**STORED DATA:**
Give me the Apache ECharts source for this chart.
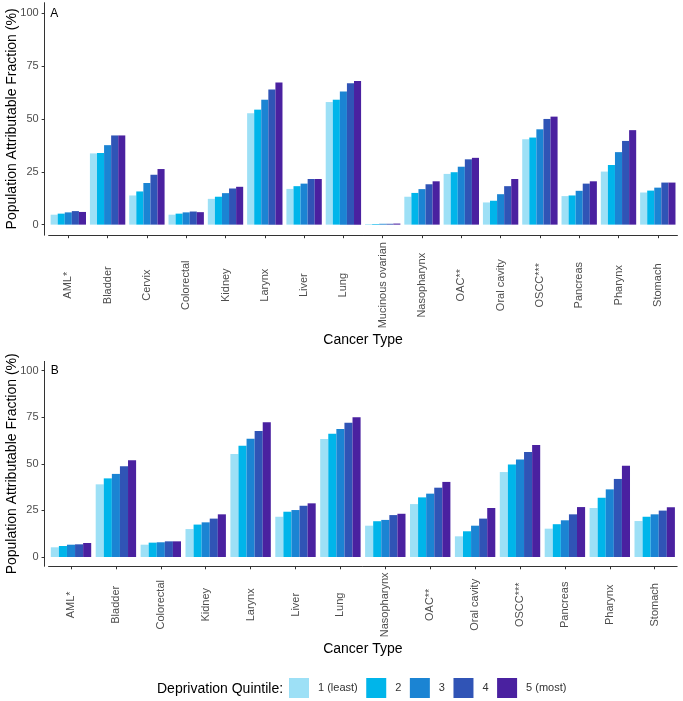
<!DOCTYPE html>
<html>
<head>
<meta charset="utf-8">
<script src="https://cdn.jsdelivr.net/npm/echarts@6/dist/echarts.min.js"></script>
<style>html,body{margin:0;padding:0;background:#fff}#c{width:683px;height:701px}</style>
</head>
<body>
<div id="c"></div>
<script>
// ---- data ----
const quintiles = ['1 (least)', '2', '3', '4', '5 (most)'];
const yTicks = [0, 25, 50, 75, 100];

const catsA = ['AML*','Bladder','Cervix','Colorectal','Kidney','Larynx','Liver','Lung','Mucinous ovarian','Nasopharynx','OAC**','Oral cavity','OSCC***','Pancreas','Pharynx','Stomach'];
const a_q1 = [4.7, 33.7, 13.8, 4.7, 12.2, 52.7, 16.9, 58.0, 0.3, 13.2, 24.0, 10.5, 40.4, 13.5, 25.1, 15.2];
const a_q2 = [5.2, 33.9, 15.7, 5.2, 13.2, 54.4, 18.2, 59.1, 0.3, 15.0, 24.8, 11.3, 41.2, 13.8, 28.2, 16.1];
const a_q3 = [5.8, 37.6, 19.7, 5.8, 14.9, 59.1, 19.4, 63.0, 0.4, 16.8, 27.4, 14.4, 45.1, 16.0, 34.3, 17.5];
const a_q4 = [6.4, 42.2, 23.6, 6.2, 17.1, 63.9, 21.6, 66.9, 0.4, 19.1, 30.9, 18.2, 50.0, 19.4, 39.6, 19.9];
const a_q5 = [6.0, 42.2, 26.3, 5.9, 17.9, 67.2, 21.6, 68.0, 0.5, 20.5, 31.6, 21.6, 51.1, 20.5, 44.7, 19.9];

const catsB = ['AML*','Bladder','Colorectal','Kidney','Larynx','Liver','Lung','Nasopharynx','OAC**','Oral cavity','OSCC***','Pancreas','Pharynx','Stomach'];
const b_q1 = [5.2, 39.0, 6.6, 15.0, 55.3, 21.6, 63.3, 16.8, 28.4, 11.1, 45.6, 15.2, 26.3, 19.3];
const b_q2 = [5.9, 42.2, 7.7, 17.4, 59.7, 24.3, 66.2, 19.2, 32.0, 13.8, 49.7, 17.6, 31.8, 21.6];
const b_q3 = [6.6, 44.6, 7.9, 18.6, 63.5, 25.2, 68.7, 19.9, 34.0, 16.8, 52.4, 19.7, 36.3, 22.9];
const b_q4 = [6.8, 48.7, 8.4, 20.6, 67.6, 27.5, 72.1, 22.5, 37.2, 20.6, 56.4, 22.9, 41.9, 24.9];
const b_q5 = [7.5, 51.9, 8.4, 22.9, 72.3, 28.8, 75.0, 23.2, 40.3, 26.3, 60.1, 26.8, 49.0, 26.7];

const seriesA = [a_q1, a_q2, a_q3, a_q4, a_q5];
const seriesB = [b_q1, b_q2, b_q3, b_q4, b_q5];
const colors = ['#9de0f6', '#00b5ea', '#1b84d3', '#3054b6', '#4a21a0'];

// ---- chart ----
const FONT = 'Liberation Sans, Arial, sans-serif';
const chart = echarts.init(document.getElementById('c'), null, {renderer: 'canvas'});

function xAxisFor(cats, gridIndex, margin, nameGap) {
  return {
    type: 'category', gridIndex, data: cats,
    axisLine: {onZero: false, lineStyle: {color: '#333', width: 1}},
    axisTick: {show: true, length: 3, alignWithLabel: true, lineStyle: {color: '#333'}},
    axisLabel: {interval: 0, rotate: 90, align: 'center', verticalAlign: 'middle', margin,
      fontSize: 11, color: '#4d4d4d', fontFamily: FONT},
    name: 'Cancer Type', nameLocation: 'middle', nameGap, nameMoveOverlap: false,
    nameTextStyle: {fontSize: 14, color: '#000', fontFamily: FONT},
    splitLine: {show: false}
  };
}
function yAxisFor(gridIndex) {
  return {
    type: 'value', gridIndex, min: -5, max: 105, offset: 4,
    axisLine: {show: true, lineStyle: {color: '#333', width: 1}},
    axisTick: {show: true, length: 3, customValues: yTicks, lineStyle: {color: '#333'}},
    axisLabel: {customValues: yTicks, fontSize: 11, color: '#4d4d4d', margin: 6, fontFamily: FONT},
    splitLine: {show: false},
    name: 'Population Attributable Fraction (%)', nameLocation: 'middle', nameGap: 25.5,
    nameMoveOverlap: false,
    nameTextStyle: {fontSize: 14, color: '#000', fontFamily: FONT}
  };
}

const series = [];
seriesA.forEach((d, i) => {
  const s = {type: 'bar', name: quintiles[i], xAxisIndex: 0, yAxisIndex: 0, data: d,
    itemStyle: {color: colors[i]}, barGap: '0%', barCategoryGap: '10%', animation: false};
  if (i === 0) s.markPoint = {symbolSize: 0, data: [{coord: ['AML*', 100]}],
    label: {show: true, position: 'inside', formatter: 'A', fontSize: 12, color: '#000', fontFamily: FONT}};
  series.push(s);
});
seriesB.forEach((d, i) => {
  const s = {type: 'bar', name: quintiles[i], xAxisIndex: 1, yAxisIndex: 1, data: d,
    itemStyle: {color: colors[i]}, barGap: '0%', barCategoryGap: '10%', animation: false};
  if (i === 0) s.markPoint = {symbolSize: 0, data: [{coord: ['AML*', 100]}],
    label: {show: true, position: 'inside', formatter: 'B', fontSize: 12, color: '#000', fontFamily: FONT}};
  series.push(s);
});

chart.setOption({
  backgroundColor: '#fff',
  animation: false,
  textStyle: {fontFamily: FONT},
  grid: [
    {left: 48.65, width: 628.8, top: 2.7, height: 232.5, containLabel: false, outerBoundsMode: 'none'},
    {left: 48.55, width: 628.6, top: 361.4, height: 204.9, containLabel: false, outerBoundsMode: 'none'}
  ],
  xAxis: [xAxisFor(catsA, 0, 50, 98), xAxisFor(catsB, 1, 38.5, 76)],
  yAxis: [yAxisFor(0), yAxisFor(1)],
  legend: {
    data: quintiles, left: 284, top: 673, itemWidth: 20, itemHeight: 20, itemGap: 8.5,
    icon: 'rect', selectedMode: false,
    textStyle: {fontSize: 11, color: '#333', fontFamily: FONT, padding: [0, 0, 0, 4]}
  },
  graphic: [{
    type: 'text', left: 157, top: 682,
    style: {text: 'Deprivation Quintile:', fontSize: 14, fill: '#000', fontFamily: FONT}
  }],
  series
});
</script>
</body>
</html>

**TASK:** Repeat the listing in full and exactly. Do not include any images.

**EXERCISE RESPONSE:**
Give me the Apache ECharts source for this chart.
<!DOCTYPE html>
<html>
<head>
<meta charset="utf-8">
<script src="https://cdn.jsdelivr.net/npm/echarts@6/dist/echarts.min.js"></script>
<style>html,body{margin:0;padding:0;background:#fff}#c{width:683px;height:701px}</style>
</head>
<body>
<div id="c"></div>
<script>
// ---- data ----
const quintiles = ['1 (least)', '2', '3', '4', '5 (most)'];
const yTicks = [0, 25, 50, 75, 100];

const catsA = ['AML*','Bladder','Cervix','Colorectal','Kidney','Larynx','Liver','Lung','Mucinous ovarian','Nasopharynx','OAC**','Oral cavity','OSCC***','Pancreas','Pharynx','Stomach'];
const a_q1 = [4.7, 33.7, 13.8, 4.7, 12.2, 52.7, 16.9, 58.0, 0.3, 13.2, 24.0, 10.5, 40.4, 13.5, 25.1, 15.2];
const a_q2 = [5.2, 33.9, 15.7, 5.2, 13.2, 54.4, 18.2, 59.1, 0.3, 15.0, 24.8, 11.3, 41.2, 13.8, 28.2, 16.1];
const a_q3 = [5.8, 37.6, 19.7, 5.8, 14.9, 59.1, 19.4, 63.0, 0.4, 16.8, 27.4, 14.4, 45.1, 16.0, 34.3, 17.5];
const a_q4 = [6.4, 42.2, 23.6, 6.2, 17.1, 63.9, 21.6, 66.9, 0.4, 19.1, 30.9, 18.2, 50.0, 19.4, 39.6, 19.9];
const a_q5 = [6.0, 42.2, 26.3, 5.9, 17.9, 67.2, 21.6, 68.0, 0.5, 20.5, 31.6, 21.6, 51.1, 20.5, 44.7, 19.9];

const catsB = ['AML*','Bladder','Colorectal','Kidney','Larynx','Liver','Lung','Nasopharynx','OAC**','Oral cavity','OSCC***','Pancreas','Pharynx','Stomach'];
const b_q1 = [5.2, 39.0, 6.6, 15.0, 55.3, 21.6, 63.3, 16.8, 28.4, 11.1, 45.6, 15.2, 26.3, 19.3];
const b_q2 = [5.9, 42.2, 7.7, 17.4, 59.7, 24.3, 66.2, 19.2, 32.0, 13.8, 49.7, 17.6, 31.8, 21.6];
const b_q3 = [6.6, 44.6, 7.9, 18.6, 63.5, 25.2, 68.7, 19.9, 34.0, 16.8, 52.4, 19.7, 36.3, 22.9];
const b_q4 = [6.8, 48.7, 8.4, 20.6, 67.6, 27.5, 72.1, 22.5, 37.2, 20.6, 56.4, 22.9, 41.9, 24.9];
const b_q5 = [7.5, 51.9, 8.4, 22.9, 72.3, 28.8, 75.0, 23.2, 40.3, 26.3, 60.1, 26.8, 49.0, 26.7];

const seriesA = [a_q1, a_q2, a_q3, a_q4, a_q5];
const seriesB = [b_q1, b_q2, b_q3, b_q4, b_q5];
const colors = ['#9de0f6', '#00b5ea', '#1b84d3', '#3054b6', '#4a21a0'];

// ---- chart ----
const FONT = 'Liberation Sans, Arial, sans-serif';
const chart = echarts.init(document.getElementById('c'), null, {renderer: 'canvas'});

function xAxisFor(cats, gridIndex, margin, nameGap) {
  return {
    type: 'category', gridIndex, data: cats,
    axisLine: {onZero: false, lineStyle: {color: '#333', width: 1}},
    axisTick: {show: true, length: 3, alignWithLabel: true, lineStyle: {color: '#333'}},
    axisLabel: {interval: 0, rotate: 90, align: 'center', verticalAlign: 'middle', margin,
      fontSize: 11, color: '#4d4d4d', fontFamily: FONT},
    name: 'Cancer Type', nameLocation: 'middle', nameGap, nameMoveOverlap: false,
    nameTextStyle: {fontSize: 14, color: '#000', fontFamily: FONT},
    splitLine: {show: false}
  };
}
function yAxisFor(gridIndex) {
  return {
    type: 'value', gridIndex, min: -5, max: 105, offset: 4,
    axisLine: {show: true, lineStyle: {color: '#333', width: 1}},
    axisTick: {show: true, length: 3, customValues: yTicks, lineStyle: {color: '#333'}},
    axisLabel: {customValues: yTicks, fontSize: 11, color: '#4d4d4d', margin: 6, fontFamily: FONT},
    splitLine: {show: false},
    name: 'Population Attributable Fraction (%)', nameLocation: 'middle', nameGap: 25.5,
    nameMoveOverlap: false,
    nameTextStyle: {fontSize: 14, color: '#000', fontFamily: FONT}
  };
}

const series = [];
seriesA.forEach((d, i) => {
  const s = {type: 'bar', name: quintiles[i], xAxisIndex: 0, yAxisIndex: 0, data: d,
    itemStyle: {color: colors[i]}, barGap: '0%', barCategoryGap: '10%', animation: false};
  if (i === 0) s.markPoint = {symbolSize: 0, data: [{coord: ['AML*', 100]}],
    label: {show: true, position: 'inside', formatter: 'A', fontSize: 12, color: '#000', fontFamily: FONT}};
  series.push(s);
});
seriesB.forEach((d, i) => {
  const s = {type: 'bar', name: quintiles[i], xAxisIndex: 1, yAxisIndex: 1, data: d,
    itemStyle: {color: colors[i]}, barGap: '0%', barCategoryGap: '10%', animation: false};
  if (i === 0) s.markPoint = {symbolSize: 0, data: [{coord: ['AML*', 100]}],
    label: {show: true, position: 'inside', formatter: 'B', fontSize: 12, color: '#000', fontFamily: FONT}};
  series.push(s);
});

chart.setOption({
  backgroundColor: '#fff',
  animation: false,
  textStyle: {fontFamily: FONT},
  grid: [
    {left: 48.65, width: 628.8, top: 2.7, height: 232.5, containLabel: false, outerBoundsMode: 'none'},
    {left: 48.55, width: 628.6, top: 361.4, height: 204.9, containLabel: false, outerBoundsMode: 'none'}
  ],
  xAxis: [xAxisFor(catsA, 0, 50, 98), xAxisFor(catsB, 1, 38.5, 76)],
  yAxis: [yAxisFor(0), yAxisFor(1)],
  legend: {
    data: quintiles, left: 284, top: 673, itemWidth: 20, itemHeight: 20, itemGap: 8.5,
    icon: 'rect', selectedMode: false,
    textStyle: {fontSize: 11, color: '#333', fontFamily: FONT, padding: [0, 0, 0, 4]}
  },
  graphic: [{
    type: 'text', left: 157, top: 682,
    style: {text: 'Deprivation Quintile:', fontSize: 14, fill: '#000', fontFamily: FONT}
  }],
  series
});
</script>
</body>
</html>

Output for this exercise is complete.